**What the task requires**
Where a line contains the word "with", copy that line in full.

**Data shown**
....
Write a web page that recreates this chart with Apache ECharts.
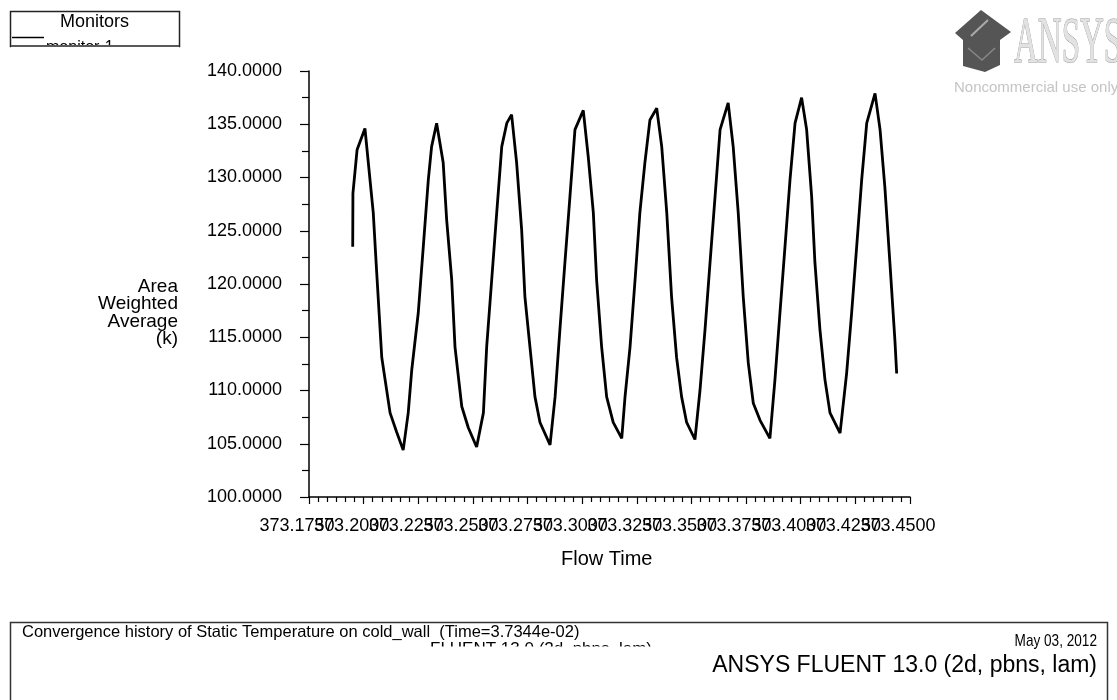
....
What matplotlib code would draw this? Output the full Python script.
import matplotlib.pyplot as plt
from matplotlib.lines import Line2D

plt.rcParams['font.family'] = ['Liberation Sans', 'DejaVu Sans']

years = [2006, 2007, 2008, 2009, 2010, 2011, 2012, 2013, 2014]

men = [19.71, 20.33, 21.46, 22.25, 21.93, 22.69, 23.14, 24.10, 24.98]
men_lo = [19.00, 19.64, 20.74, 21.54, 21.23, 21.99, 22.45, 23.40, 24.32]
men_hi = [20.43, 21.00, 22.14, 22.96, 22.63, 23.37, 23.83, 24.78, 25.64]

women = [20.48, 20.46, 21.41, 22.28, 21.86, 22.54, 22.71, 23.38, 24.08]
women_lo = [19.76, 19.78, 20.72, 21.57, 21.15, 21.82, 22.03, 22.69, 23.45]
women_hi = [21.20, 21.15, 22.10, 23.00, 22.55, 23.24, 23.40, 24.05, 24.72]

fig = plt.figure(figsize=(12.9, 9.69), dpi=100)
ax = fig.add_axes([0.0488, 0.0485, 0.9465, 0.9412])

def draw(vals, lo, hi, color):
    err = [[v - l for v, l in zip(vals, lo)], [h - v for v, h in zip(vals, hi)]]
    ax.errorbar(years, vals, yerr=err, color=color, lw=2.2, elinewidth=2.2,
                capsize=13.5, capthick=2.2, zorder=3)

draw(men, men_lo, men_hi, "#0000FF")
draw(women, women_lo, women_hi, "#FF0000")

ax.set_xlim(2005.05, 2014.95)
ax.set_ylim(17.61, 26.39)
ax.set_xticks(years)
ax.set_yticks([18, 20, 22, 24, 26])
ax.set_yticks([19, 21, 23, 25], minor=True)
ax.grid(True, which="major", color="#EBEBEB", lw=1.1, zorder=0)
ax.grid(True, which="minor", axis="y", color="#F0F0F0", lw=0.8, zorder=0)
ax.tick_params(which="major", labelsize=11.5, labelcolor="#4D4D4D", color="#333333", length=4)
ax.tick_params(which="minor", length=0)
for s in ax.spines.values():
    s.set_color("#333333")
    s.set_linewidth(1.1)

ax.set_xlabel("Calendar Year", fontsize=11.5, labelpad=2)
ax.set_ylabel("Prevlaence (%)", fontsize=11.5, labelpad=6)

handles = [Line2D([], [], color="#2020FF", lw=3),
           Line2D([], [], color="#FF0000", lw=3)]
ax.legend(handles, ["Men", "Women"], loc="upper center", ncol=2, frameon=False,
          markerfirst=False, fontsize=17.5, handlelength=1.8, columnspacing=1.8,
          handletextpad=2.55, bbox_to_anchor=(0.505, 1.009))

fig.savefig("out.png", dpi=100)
....
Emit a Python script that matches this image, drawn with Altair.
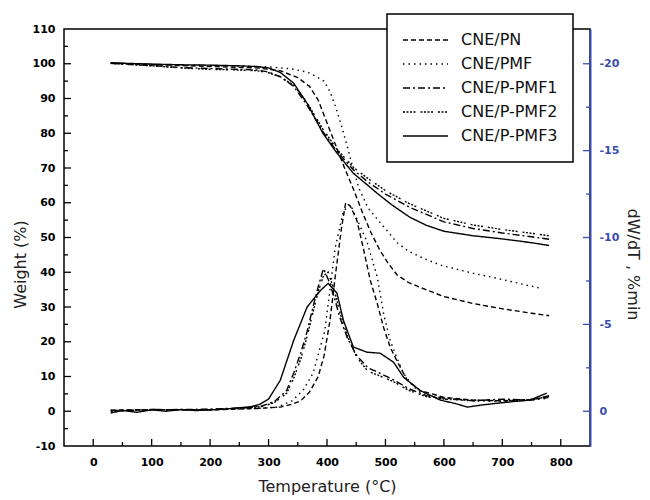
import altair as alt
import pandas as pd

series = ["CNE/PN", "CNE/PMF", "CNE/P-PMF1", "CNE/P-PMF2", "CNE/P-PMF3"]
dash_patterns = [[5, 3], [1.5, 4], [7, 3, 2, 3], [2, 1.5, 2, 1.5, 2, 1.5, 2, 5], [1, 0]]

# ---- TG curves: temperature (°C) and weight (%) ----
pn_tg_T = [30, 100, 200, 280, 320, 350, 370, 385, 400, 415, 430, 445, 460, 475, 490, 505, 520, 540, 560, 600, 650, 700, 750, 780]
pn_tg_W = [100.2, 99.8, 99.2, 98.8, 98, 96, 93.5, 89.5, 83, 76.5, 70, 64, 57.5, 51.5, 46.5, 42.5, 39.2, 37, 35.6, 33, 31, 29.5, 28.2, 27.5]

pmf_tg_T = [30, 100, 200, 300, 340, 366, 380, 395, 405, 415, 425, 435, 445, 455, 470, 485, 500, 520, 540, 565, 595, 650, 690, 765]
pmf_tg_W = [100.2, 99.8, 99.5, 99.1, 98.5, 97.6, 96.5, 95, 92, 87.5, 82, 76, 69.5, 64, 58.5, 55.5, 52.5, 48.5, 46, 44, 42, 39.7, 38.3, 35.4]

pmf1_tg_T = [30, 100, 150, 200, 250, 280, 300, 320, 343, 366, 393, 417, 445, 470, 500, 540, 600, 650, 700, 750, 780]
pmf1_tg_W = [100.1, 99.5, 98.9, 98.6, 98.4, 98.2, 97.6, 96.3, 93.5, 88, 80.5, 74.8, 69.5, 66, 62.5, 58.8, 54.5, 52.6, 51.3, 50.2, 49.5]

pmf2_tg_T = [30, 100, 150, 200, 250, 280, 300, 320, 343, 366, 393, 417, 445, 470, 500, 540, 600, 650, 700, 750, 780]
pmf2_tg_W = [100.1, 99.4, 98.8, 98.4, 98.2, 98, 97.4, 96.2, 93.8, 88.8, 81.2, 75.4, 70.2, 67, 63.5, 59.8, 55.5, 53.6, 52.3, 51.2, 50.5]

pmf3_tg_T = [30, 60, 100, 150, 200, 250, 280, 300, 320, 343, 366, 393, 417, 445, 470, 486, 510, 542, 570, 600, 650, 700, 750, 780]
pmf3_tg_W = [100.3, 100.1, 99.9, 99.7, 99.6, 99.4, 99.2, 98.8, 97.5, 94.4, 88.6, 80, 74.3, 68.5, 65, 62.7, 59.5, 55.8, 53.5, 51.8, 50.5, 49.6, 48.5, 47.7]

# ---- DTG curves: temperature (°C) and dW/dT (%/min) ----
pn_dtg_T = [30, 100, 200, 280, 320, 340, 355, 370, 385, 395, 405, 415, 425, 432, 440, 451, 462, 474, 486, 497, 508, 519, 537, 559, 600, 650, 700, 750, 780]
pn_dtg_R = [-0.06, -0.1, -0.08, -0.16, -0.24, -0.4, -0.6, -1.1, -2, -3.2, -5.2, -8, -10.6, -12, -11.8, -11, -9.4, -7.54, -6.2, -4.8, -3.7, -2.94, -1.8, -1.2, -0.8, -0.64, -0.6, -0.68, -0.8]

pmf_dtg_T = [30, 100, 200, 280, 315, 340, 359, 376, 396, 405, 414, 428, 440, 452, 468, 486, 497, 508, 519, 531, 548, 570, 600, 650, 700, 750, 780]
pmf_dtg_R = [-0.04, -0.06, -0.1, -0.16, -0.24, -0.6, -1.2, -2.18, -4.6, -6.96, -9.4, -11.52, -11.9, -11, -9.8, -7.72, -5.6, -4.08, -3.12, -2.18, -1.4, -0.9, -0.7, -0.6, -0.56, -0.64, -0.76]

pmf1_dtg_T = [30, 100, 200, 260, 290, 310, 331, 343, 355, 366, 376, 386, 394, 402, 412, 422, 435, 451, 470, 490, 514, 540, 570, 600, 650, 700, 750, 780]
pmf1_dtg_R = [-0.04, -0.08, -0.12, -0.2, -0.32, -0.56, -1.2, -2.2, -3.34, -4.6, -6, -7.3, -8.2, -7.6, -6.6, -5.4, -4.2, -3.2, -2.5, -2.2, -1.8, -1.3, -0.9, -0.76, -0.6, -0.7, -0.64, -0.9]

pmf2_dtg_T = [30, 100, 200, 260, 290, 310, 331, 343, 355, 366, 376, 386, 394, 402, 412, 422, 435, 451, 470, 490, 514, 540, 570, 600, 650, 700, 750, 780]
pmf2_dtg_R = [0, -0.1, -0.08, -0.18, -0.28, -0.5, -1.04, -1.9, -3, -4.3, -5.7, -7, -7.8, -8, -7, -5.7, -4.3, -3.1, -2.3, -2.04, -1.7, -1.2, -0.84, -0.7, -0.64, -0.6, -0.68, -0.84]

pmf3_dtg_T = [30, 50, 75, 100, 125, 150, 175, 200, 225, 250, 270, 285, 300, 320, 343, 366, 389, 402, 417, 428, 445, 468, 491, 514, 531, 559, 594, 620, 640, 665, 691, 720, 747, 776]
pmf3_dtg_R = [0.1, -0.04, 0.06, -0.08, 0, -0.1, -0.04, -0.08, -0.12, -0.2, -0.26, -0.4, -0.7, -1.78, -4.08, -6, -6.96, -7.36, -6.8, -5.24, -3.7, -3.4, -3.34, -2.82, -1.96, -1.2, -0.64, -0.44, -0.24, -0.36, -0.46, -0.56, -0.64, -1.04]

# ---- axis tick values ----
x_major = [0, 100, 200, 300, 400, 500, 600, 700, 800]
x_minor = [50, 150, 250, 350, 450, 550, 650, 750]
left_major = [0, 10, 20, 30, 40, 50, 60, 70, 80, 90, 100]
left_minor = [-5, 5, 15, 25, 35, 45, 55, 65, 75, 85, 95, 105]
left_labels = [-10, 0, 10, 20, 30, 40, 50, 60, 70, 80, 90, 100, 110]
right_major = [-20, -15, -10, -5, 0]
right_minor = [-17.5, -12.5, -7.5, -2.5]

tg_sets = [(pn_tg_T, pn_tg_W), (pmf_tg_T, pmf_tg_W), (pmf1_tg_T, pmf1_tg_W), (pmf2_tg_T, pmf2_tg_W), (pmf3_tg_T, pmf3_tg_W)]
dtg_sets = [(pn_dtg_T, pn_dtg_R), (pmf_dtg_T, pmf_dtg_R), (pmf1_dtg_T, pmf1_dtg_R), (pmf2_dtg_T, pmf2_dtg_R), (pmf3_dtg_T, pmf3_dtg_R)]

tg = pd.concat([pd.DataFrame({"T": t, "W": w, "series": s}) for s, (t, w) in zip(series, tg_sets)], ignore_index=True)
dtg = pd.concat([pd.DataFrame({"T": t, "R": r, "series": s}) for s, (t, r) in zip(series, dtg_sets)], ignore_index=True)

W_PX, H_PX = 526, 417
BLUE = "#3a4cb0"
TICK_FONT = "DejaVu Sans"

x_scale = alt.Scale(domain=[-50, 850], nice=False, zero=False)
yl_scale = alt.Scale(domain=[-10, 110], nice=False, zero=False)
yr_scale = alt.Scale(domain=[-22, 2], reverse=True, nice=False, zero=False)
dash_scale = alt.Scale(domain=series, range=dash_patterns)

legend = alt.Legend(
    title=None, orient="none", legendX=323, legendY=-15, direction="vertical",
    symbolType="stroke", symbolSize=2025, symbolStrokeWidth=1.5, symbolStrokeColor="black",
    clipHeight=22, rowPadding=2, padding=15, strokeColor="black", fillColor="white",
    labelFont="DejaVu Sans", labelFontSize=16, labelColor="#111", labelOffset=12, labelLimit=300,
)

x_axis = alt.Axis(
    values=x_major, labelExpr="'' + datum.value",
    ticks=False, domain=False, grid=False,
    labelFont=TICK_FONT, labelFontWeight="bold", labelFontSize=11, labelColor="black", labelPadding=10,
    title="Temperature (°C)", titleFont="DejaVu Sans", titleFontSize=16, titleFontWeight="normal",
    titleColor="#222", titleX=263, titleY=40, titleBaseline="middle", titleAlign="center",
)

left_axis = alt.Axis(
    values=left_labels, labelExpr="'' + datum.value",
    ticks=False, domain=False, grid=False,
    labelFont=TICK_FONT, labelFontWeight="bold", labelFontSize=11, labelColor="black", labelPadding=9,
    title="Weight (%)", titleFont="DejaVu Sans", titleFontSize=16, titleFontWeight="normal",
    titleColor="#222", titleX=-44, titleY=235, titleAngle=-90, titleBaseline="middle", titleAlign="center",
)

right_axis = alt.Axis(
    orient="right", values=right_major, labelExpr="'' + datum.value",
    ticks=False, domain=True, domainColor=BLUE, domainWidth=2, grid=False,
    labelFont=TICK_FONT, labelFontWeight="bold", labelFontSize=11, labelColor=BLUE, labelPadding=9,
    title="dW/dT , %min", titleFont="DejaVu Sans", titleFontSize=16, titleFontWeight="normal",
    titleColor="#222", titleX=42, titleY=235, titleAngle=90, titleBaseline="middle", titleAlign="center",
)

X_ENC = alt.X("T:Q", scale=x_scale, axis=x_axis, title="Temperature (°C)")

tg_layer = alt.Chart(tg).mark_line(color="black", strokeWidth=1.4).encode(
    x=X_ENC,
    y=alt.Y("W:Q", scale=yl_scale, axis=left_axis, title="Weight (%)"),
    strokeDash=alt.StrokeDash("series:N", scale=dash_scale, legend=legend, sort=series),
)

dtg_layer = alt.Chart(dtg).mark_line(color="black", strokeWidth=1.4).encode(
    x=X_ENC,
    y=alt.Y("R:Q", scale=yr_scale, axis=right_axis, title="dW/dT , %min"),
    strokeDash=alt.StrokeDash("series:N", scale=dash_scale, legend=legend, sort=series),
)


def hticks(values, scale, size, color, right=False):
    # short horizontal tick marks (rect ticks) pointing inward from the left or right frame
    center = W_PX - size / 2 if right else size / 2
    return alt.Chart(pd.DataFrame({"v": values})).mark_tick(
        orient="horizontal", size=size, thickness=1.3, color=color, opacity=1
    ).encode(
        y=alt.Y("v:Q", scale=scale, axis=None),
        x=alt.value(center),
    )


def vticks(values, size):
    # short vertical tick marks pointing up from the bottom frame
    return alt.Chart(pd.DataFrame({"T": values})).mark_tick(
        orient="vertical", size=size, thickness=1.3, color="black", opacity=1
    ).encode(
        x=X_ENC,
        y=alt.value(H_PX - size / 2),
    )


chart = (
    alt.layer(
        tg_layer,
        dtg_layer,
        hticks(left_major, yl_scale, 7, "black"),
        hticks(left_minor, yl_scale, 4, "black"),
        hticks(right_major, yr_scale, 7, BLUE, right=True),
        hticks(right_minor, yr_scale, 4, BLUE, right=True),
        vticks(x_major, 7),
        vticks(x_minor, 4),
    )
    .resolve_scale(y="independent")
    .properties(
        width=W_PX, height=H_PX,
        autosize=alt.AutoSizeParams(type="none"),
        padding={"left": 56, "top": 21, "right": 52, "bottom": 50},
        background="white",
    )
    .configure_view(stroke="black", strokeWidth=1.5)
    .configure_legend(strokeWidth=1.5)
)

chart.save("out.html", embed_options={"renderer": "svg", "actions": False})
....
**Response to this task**
Write a web page that recreates this chart with Apache ECharts.
Emit a Python script that matches this image, drawn with Altair.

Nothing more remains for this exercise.